The reduction in the carbon intensity of the Cushon Sustainable Investment Strategy is achieved through a reduction in the carbon intensity of the underlying investments. This in turn depends on the availability of suitable investment opportunities that have lower carbon intensities while providing the desired investment characteristics (such as risk, return, liquidity, etc.). CMT’s ability to source suitable investments will depend to a large extent on many factors and uncertainties beyond CMT’s and the wider asset management industry’s control.
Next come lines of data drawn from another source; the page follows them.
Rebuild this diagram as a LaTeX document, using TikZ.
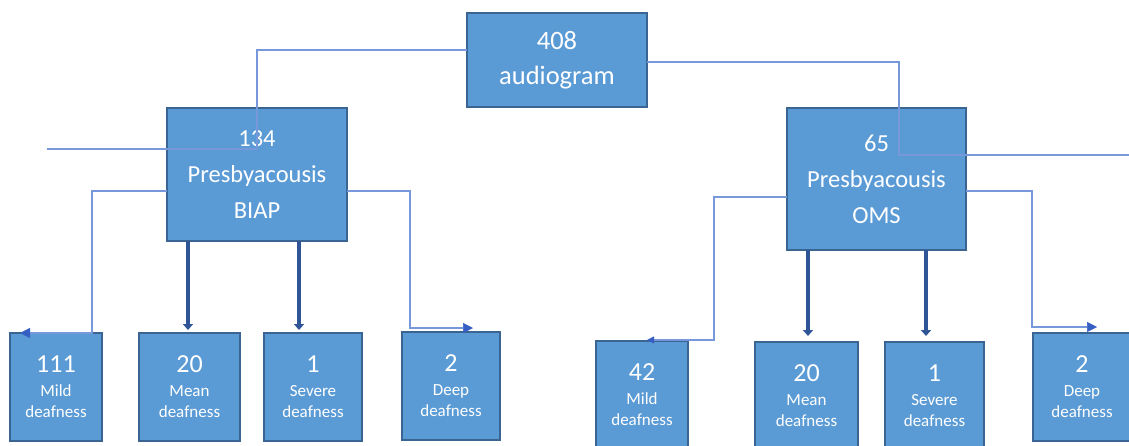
\documentclass[tikz,border=0pt]{standalone}
\usepackage{fontspec}
\setmainfont{Carlito}
\usetikzlibrary{arrows.meta,calc}
\definecolor{boxfill}{RGB}{91,155,213}
\definecolor{boxline}{RGB}{58,100,145}
\definecolor{linkcol}{RGB}{120,152,220}
\definecolor{tipcol}{RGB}{55,95,195}
\definecolor{thickcol}{RGB}{47,85,151}
\tikzset{
  box/.style={draw=boxline, line width=1.4pt, fill=boxfill, text=white,
    inner sep=0pt, outer sep=0pt, align=center, anchor=center},
  bigbox/.style={box, font=\fontsize{24.5}{36}\selectfont},
  smallbox/.style={box, font=\fontsize{17}{21}\selectfont},
  link/.style={draw=linkcol, line width=1.6pt},
  linkarrow/.style={link, -{Triangle[length=10pt,width=10pt,fill=tipcol,color=tipcol,line width=0.5pt]}},
  linkarrowsmall/.style={link, -{Triangle[length=7pt,width=7pt,fill=tipcol,color=tipcol,line width=0.5pt]}},
  thickarrow/.style={draw=thickcol, line width=3.6pt, -{Triangle[length=6pt,width=10pt,fill=thickcol,color=thickcol]}}
}
\newcommand{\lbl}[3]{{\fontsize{26}{26}\selectfont #1}\\[3pt]#2\\#3}
\begin{document}
\begin{tikzpicture}[x=1pt,y=-1pt]
\useasboundingbox (0,0) rectangle (1129,445);
\clip (0,0) rectangle (1129,445);

% top level
\node[bigbox, font=\fontsize{26.5}{35}\selectfont, minimum width=180pt, minimum height=94pt] (top) at (557,60) {408\\audiogram};

% second level
\node[bigbox, minimum width=180pt, minimum height=133pt] (biap) at (257,174.5) {134\\Presbyacousis\\BIAP};
\node[bigbox, minimum width=179pt, minimum height=142pt] (oms) at (876.5,179) {65\\Presbyacousis\\OMS};

% leaves left
\node[smallbox, minimum width=92pt, minimum height=108pt] (mildL) at (56,387) {\lbl{111}{Mild}{deafness}};
\node[smallbox, minimum width=101pt, minimum height=108pt] (meanL) at (189.5,387) {\lbl{20}{Mean}{deafness}};
\node[smallbox, minimum width=98pt, minimum height=108pt] (sevL) at (313,387) {\lbl{1}{Severe}{deafness}};
\node[smallbox, minimum width=98pt, minimum height=108pt] (deepL) at (451,386) {\lbl{2}{Deep}{deafness}};

% leaves right
\node[smallbox, minimum width=92pt, minimum height=108pt] (mildR) at (642,395) {\lbl{42}{Mild}{deafness}};
\node[smallbox, minimum width=103pt, minimum height=108pt] (meanR) at (806.5,396) {\lbl{20}{Mean}{deafness}};
\node[smallbox, minimum width=99pt, minimum height=108pt] (sevR) at (934.5,396) {\lbl{1}{Severe}{deafness}};
\node[smallbox, minimum width=98pt, minimum height=108pt] (deepR) at (1082,387) {\lbl{2}{Deep}{deafness}};

% free ends
\coordinate (lfree) at (47,149);
\coordinate (rfree) at (1129,155);

% connectors from top
\draw[link] ([yshift=10pt]top.west) -- ++(-210,0) -- ++(0,99) -- (lfree);
\draw[link] ([yshift=-2pt]top.east) -- ++(252,0) -- ++(0,93) -- (rfree);

% left tree
\draw[linkarrow] ([yshift=-16.5pt]biap.west) -- ++(-75,0) -- ++(0,142) -- ([xshift=10pt]mildL.north west);
\draw[linkarrow] ([yshift=-16.5pt]biap.east) -- ++(63,0) -- ++(0,137) -- ([xshift=-27pt,yshift=4pt]deepL.north east);
\coordinate (b1) at ([xshift=21pt]biap.south west);
\coordinate (b2) at ([xshift=132pt]biap.south west);
\draw[thickarrow] (b1) -- ($(b1 |- meanL.north)+(0,-3)$);
\draw[thickarrow] (b2) -- ($(b2 |- sevL.north)+(0,-3)$);

% right tree
\draw[linkarrowsmall] ([yshift=-18pt]oms.west) -- ++(-73,0) -- ++(0,143) -- ([xshift=51pt,yshift=1pt]mildR.north west);
\draw[linkarrow] ([yshift=-12pt]oms.east) -- ++(66,0) -- ++(0,136) -- ([xshift=64pt,yshift=6pt]deepR.north west);
\coordinate (o1) at ([xshift=21pt]oms.south west);
\coordinate (o2) at ([xshift=139pt]oms.south west);
\draw[thickarrow] (o1) -- ($(o1 |- meanR.north)+(0,-6)$);
\draw[thickarrow] (o2) -- ($(o2 |- sevR.north)+(0,-6)$);
\end{tikzpicture}
\end{document}
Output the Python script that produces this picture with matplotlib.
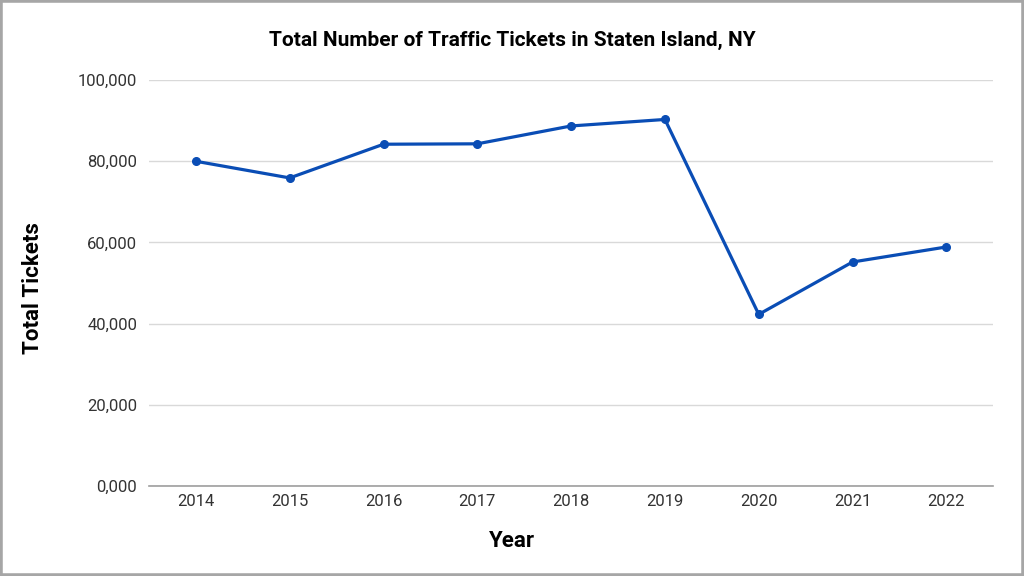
import matplotlib.pyplot as plt
from matplotlib.patches import Rectangle

years = ['2014', '2015', '2016', '2017', '2018', '2019', '2020', '2021', '2022']
tickets = [80000, 75900, 84200, 84300, 88700, 90300, 42300, 55200, 58900]
y_ticks = [0, 20000, 40000, 60000, 80000, 100000]
y_tick_labels = ['0,000', '20,000', '40,000', '60,000', '80,000', '100,000']

plt.rcParams['font.family'] = ['Roboto', 'DejaVu Sans']

fig = plt.figure(figsize=(10.24, 5.76), dpi=100)
ax = fig.add_axes([0.1455, 0.156, 0.8245, 0.705])

x = list(range(len(years)))
ax.plot(x, tickets, color='#0a4db5', linewidth=2.3, marker='o', markersize=5.5)

ax.set_xlim(-0.5, len(years) - 0.5)
ax.set_ylim(0, 100000)
ax.set_xticks(x)
ax.set_xticklabels(years)
ax.set_yticks(y_ticks)
ax.set_yticklabels(y_tick_labels)

ax.grid(axis='y', color='#d9d9d9', linewidth=1)
ax.set_axisbelow(True)
for side in ['top', 'right', 'left']:
    ax.spines[side].set_visible(False)
ax.spines['bottom'].set_color('#9e9e9e')
ax.spines['bottom'].set_linewidth(1.2)
ax.tick_params(axis='both', length=0, labelsize=12, labelcolor='#333333')
ax.tick_params(axis='x', pad=6)
ax.tick_params(axis='y', pad=8.5)

# title and axis titles are centred on the picture, not the plot area
fig.text(0.5, 1 - 40 / 576, 'Total Number of Traffic Tickets in Staten Island, NY',
         fontsize=15, fontweight='bold', ha='center', va='center')
fig.text(0.5, 1 - 541 / 576, 'Year', fontsize=16, fontweight='bold',
         ha='center', va='center')
fig.text(33 / 1024, 1 - 288 / 576, 'Total Tickets', fontsize=16, fontweight='bold',
         ha='center', va='center', rotation=90)

# grey frame round the picture
fig.patches.append(Rectangle((0, 0), 1, 1, transform=fig.transFigure,
                             fill=False, edgecolor='#a6a6a6', linewidth=4))

fig.savefig('out.png', dpi=100)
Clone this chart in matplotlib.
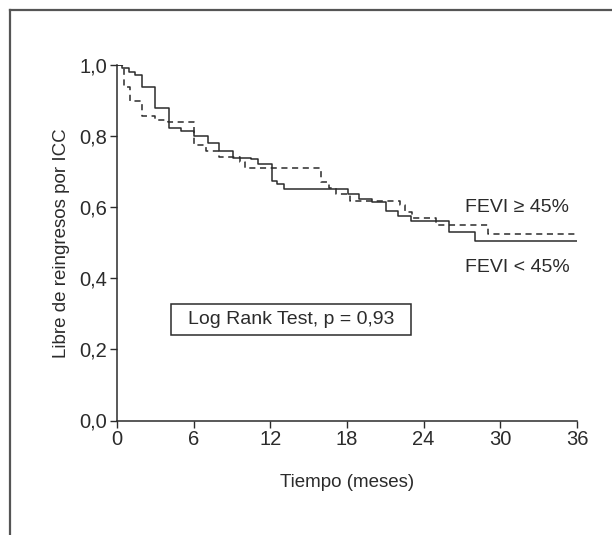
import matplotlib
matplotlib.use("Agg")
import matplotlib.pyplot as plt
from matplotlib.lines import Line2D
from matplotlib.patches import Rectangle

plt.rcParams['font.family'] = ['Liberation Sans', 'DejaVu Sans']

# Kaplan-Meier steps
t_low = [0, 0.4, 0.9, 1.4, 1.96, 3.0, 4.1, 5.03, 6.0, 7.12, 8.0, 9.05, 10.5, 11.06,
         12.1, 12.55, 13.1, 18.05, 18.96, 19.93, 21.03, 21.96, 23.0, 26.0, 28.0, 36]
s_low = [1.0, 0.992, 0.980, 0.973, 0.937, 0.879, 0.823, 0.813, 0.799, 0.78, 0.759, 0.738,
         0.735, 0.721, 0.675, 0.664, 0.651, 0.637, 0.622, 0.615, 0.589, 0.575, 0.562,
         0.529, 0.506, 0.506]

t_high = [0, 0.52, 1.04, 1.96, 2.95, 4.0, 6.0, 6.99, 8.0, 9.6, 10.04, 15.96, 16.56,
          17.14, 18.23, 22.14, 22.5, 23.05, 25.0, 29.05, 36]
s_high = [1.0, 0.938, 0.90, 0.857, 0.845, 0.840, 0.774, 0.757, 0.741, 0.726, 0.710,
          0.672, 0.653, 0.636, 0.618, 0.606, 0.587, 0.569, 0.55, 0.525, 0.525]

x_ticks = [0, 6, 12, 18, 24, 30, 36]
y_ticks = [0.0, 0.2, 0.4, 0.6, 0.8, 1.0]
y_labels = ['0,0', '0,2', '0,4', '0,6', '0,8', '1,0']

W, H = 612, 535
fig = plt.figure(figsize=(W / 100, H / 100), dpi=100)
ax = fig.add_axes([117 / W, 1 - 420.5 / H, 460 / W, 355.5 / H])

ink = '#2b2b2b'
ax.plot(t_low, s_low, drawstyle='steps-post', color=ink, lw=1.1)
ax.plot(t_high, s_high, drawstyle='steps-post', color=ink, lw=1.1, dashes=(4, 3))

ax.set_xlim(0, 36)
ax.set_ylim(0, 1.0)
ax.set_xticks(x_ticks)
ax.set_yticks(y_ticks)
ax.set_yticklabels(y_labels)
ax.tick_params(direction='out', length=5, width=1, colors=ink, labelsize=14.5, pad=2)
for side in ['top', 'right']:
    ax.spines[side].set_visible(False)
for side in ['left', 'bottom']:
    ax.spines[side].set_color(ink)
    ax.spines[side].set_linewidth(1.1)

ax.set_ylabel('Libre de reingresos por ICC', fontsize=13.5, color=ink, labelpad=7)
ax.set_xlabel('Tiempo (meses)', fontsize=13.5, color=ink, labelpad=18)

ax.text(35.4, 0.60, 'FEVI ≥ 45%', fontsize=14, color=ink, ha='right', va='center')
ax.text(35.4, 0.43, 'FEVI < 45%', fontsize=14, color=ink, ha='right', va='center')

# Log-rank annotation box
ax.add_patch(Rectangle((4.23, 0.2405), 18.77, 0.0872, fill=False, ec=ink, lw=1.1,
                       clip_on=False))
ax.text(13.6, 0.284, 'Log Rank Test, p = 0,93', fontsize=14, color=ink,
        ha='center', va='center')

# outer frame (top and left edges only)
fig.add_artist(Line2D([10 / W, 1], [1 - 10 / H, 1 - 10 / H], color='#555555', lw=1.6,
                      transform=fig.transFigure))
fig.add_artist(Line2D([10 / W, 10 / W], [0, 1 - 10 / H], color='#555555', lw=1.6,
                      transform=fig.transFigure))

fig.savefig('out.png', dpi=100)
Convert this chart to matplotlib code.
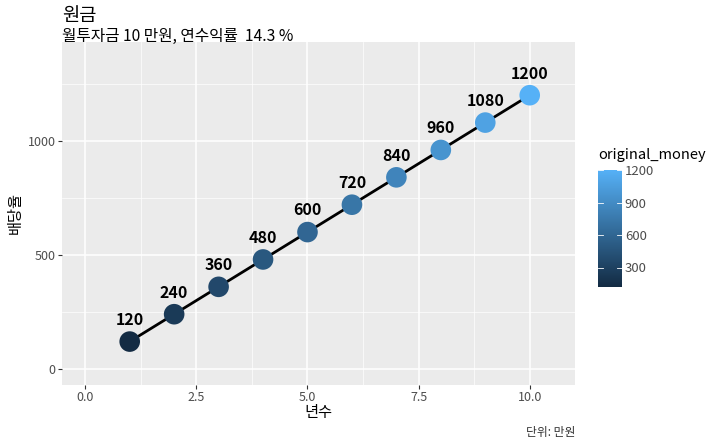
import matplotlib
matplotlib.use("Agg")
import matplotlib.pyplot as plt
import numpy as np
from matplotlib.colors import LinearSegmentedColormap, Normalize

plt.rcParams["font.family"] = ["Noto Sans CJK KR", "DejaVu Sans"]

years = [1, 2, 3, 4, 5, 6, 7, 8, 9, 10]
original_money = [120, 240, 360, 480, 600, 720, 840, 960, 1080, 1200]

cmap = LinearSegmentedColormap.from_list("gg", ["#132B43", "#56B1F7"])
norm = Normalize(vmin=min(original_money), vmax=max(original_money))

fig = plt.figure(figsize=(7.2, 4.45), dpi=100)
ax = fig.add_axes([0.086, 0.135, 0.713, 0.771])
ax.set_facecolor("#EBEBEB")
for s in ax.spines.values():
    s.set_visible(False)

ax.set_xlim(-0.525, 11.025)
ax.set_ylim(-70, 1434)
ax.set_xticks([0, 2.5, 5, 7.5, 10])
ax.set_xticklabels(["0.0", "2.5", "5.0", "7.5", "10.0"])
ax.set_yticks([0, 500, 1000])
ax.set_xticks([1.25, 3.75, 6.25, 8.75], minor=True)
ax.set_yticks([250, 750, 1250], minor=True)
ax.grid(which="major", color="white", linewidth=1.1)
ax.grid(which="minor", color="white", linewidth=0.5)
ax.set_axisbelow(True)
ax.tick_params(which="major", colors="#333333", labelcolor="#4D4D4D", labelsize=9, length=3, pad=1.5)
ax.tick_params(which="minor", length=0)

ax.plot(years, original_money, color="black", linewidth=2, zorder=2)
ax.scatter(years, original_money, c=original_money, cmap=cmap, norm=norm, s=220, zorder=3, edgecolors="none")
for x, y in zip(years, original_money):
    ax.text(x, y + 95, str(y), ha="center", va="center", fontsize=11.5, fontweight="bold", zorder=4)

ax.set_xlabel("년수", fontsize=11, labelpad=0)
ax.set_ylabel("배당율", fontsize=11, labelpad=3)

fig.text(0.086, 0.966, "원금", fontsize=13.5, ha="left", va="center")
fig.text(0.086, 0.917, "월투자금 10 만원, 연수익률  14.3 %", fontsize=11.3, ha="left", va="center")
fig.text(0.799, 0.029, "단위: 만원", fontsize=8.5, ha="right", va="center", color="#333333")

cax = fig.add_axes([598 / 720, 1 - 287 / 445, 24 / 720, 117 / 445])
grad = np.linspace(0, 1, 256).reshape(-1, 1)
cax.imshow(grad, cmap=cmap, aspect="auto", origin="lower",
           extent=[0, 1, min(original_money), max(original_money)])
cax.set_xticks([])
cax.yaxis.tick_right()
cax.set_yticks([300, 600, 900, 1200])
cax.tick_params(axis="y", length=0, labelsize=9.5, labelcolor="#4D4D4D", pad=2)
for t in [300, 600, 900, 1200]:
    cax.plot([0, 0.2], [t, t], color="white", linewidth=0.6)
    cax.plot([0.8, 1], [t, t], color="white", linewidth=0.6)
cax.set_xlim(0, 1)
cax.set_ylim(min(original_money), max(original_money))
for s in cax.spines.values():
    s.set_visible(False)
fig.text(598 / 720, 1 - 155 / 445, "original_money", fontsize=10.5, ha="left", va="center")

fig.savefig("out.png", dpi=100)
These include the macroeconomic environment, the extent and pace of climate change, including the timing and manifestation of physical and transition risks, the effectiveness of actions of governments, legislators, regulators, businesses, investors, consumers and other stakeholders to adapt and/or mitigate the impact of climate related risks, changes in consumer behaviour and demand, , changes in the available technology for mitigation and adaptation, the availability of accurate, verifiable, reliable, consistent and comparable data. We expect product availability to differ across asset classes, sectors, geographies and thematic opportunities, and these assumptions have been built into our targets. Where product availability does not meet our expectations or does not satisfy our investment requirements (e.g. size, liquidity, etc.) this can hinder the ability for CMT to achieve any such targets...

CMT analysis currently suggests that these decarbonisation targets can be met without an unacceptable loss of diversification, expected returns, liquidity etc. It is ultimately the role of the CMT trustees to determine an appropriate balance between climate risk mitigation via decarbonisation and other investment characteristics.

Third party funds and other external factors

The Cushon Sustainable Investment Strategy invests in funds managed by third parties. This raises the following particular risks:

  • The third-party fund manager is responsible for the selection of underlying assets (such as equities, corporate fixed income and sovereign bonds), and therefore the determination of the ESG related characteristics of the overall fund (for example, the carbon intensity of the fund is determined by the underlying assets held within the fund) and thus CMT is reliant on the decisions taken by the third-party fund manager;

  • The availability of fund-level ESG related data relies on fund managers disclosing their fund holdings to data providers. This data might lag, causing our ESG reporting to reflect data that is potentially no longer accurate (for example, the carbon intensity of a portfolio might have changed due to a change in underlying fund holdings that is not yet reflected in the data used by third-party data providers);

  • We rely on third-party fund managers to accurately disclose their holdings, and on data providers to accurately aggregate equity and fixed income data up to the fund level. Any errors in this can impact CMT's own reporting to clients.